What tail spend actually is
Tail spend is the long tail of low-value, high-frequency purchases — office supplies, MRO consumables, one-off items — spread across a large number of suppliers. It typically represents a small fraction of total value but a large fraction of transactions and supplier relationships.
Because each transaction is small, no single one justifies attention. Collectively, though, they carry off-contract pricing, weak spend visibility and heavy administrative overhead.
Why it resists control
Tail spend is fragmented by definition: many buyers, many suppliers, many categories. Traditional sourcing effort is aimed at big-ticket categories, so the tail is left to run on convenience buying.
The result is duplicated suppliers, inconsistent pricing for the same item, and no data to negotiate with — the exact conditions that let cost creep in unnoticed.
A framework to tame it
Start by making it visible: consolidate transactions onto one platform so you can see who buys what.
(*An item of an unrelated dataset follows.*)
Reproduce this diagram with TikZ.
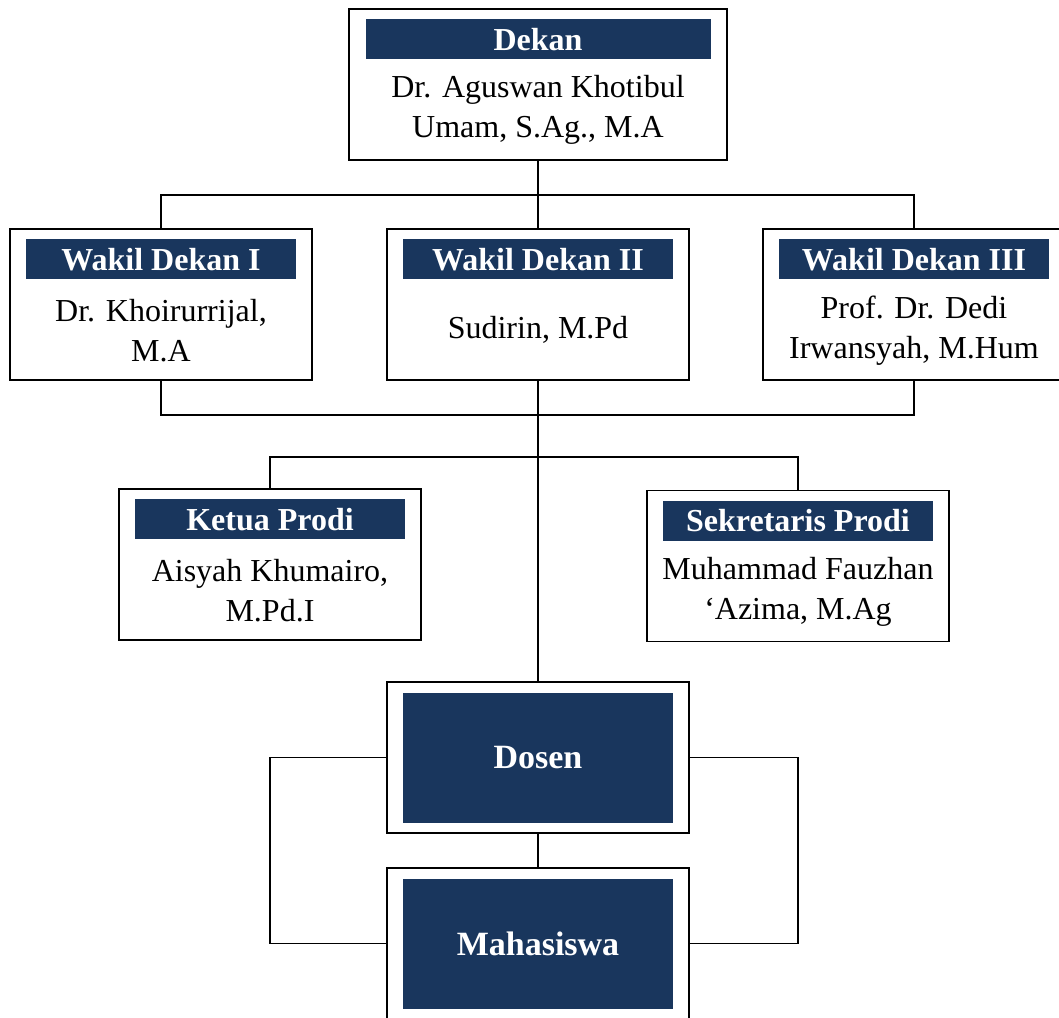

Next, consolidate suppliers — replace dozens of small vendors with a single catalog account that carries the same items at negotiated prices.
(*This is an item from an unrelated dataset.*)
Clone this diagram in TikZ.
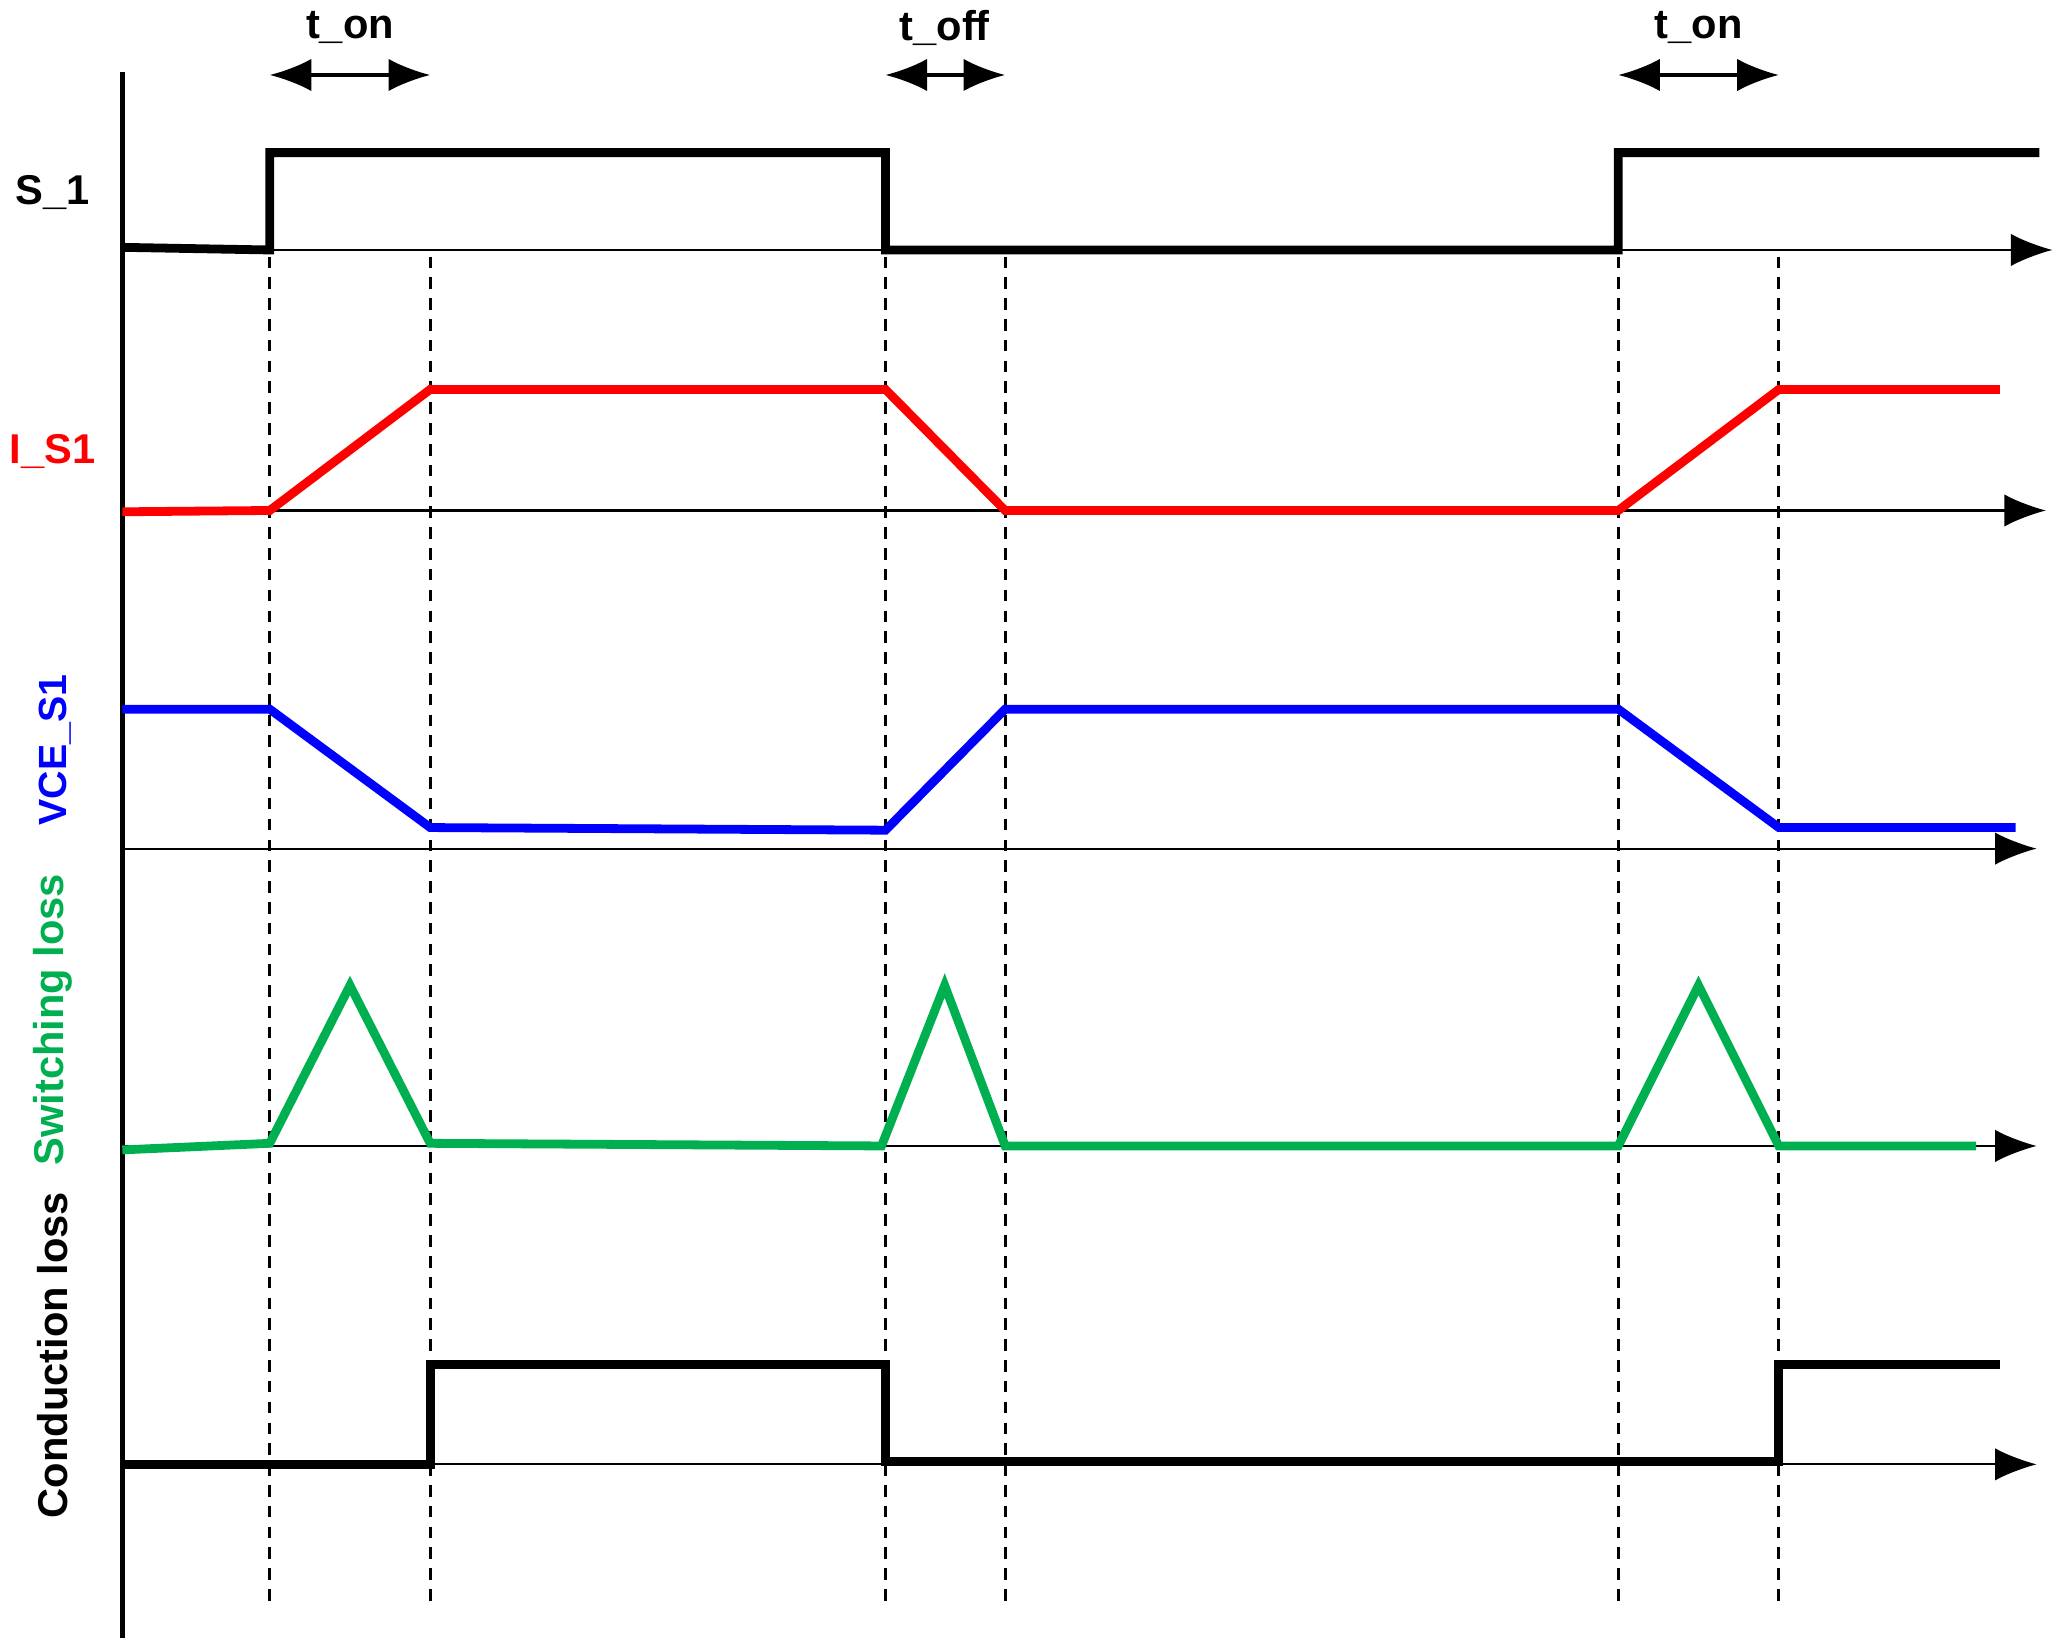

Then automate the buying so the tail runs itself: a catalog with enforced approval workflows means staff self-serve within policy, spend data is captured automatically, and procurement time is freed for the strategic categories that deserve it.
Key takeaways
- Tail spend is many suppliers, little value — but high effort and hidden cost.
- Visibility comes first: you cannot consolidate what you cannot see.
- Supplier consolidation plus catalog-driven self-service is the durable fix.
Key takeaways
- Tail spend is many suppliers, little value — but high effort and hidden cost.
- Visibility comes first: you cannot consolidate what you cannot see.
- Supplier consolidation plus catalog-driven self-service is the durable fix.
Frequently Asked Questions
What percentage of spend is tail spend?
It varies by business, but tail spend commonly follows a Pareto pattern: roughly 80% of suppliers account for only about 20% of total spend. The exact split matters less than the recognition that a large share of effort is tied up in low-value transactions.
Is tail spend the same as indirect spend?
They overlap but are not identical. Indirect spend is everything not tied to a product a company sells (e.g. MRO, office supplies, services). Tail spend is the low-value, fragmented portion of spend — much of which is indirect, but direct categories can have a tail too.
How does supplier consolidation help with tail spend?
Consolidating many small vendors into one catalog account replaces scattered, off-contract buying with negotiated pricing, one invoice cycle and complete spend data — which is why it is the most effective single move against tail spend.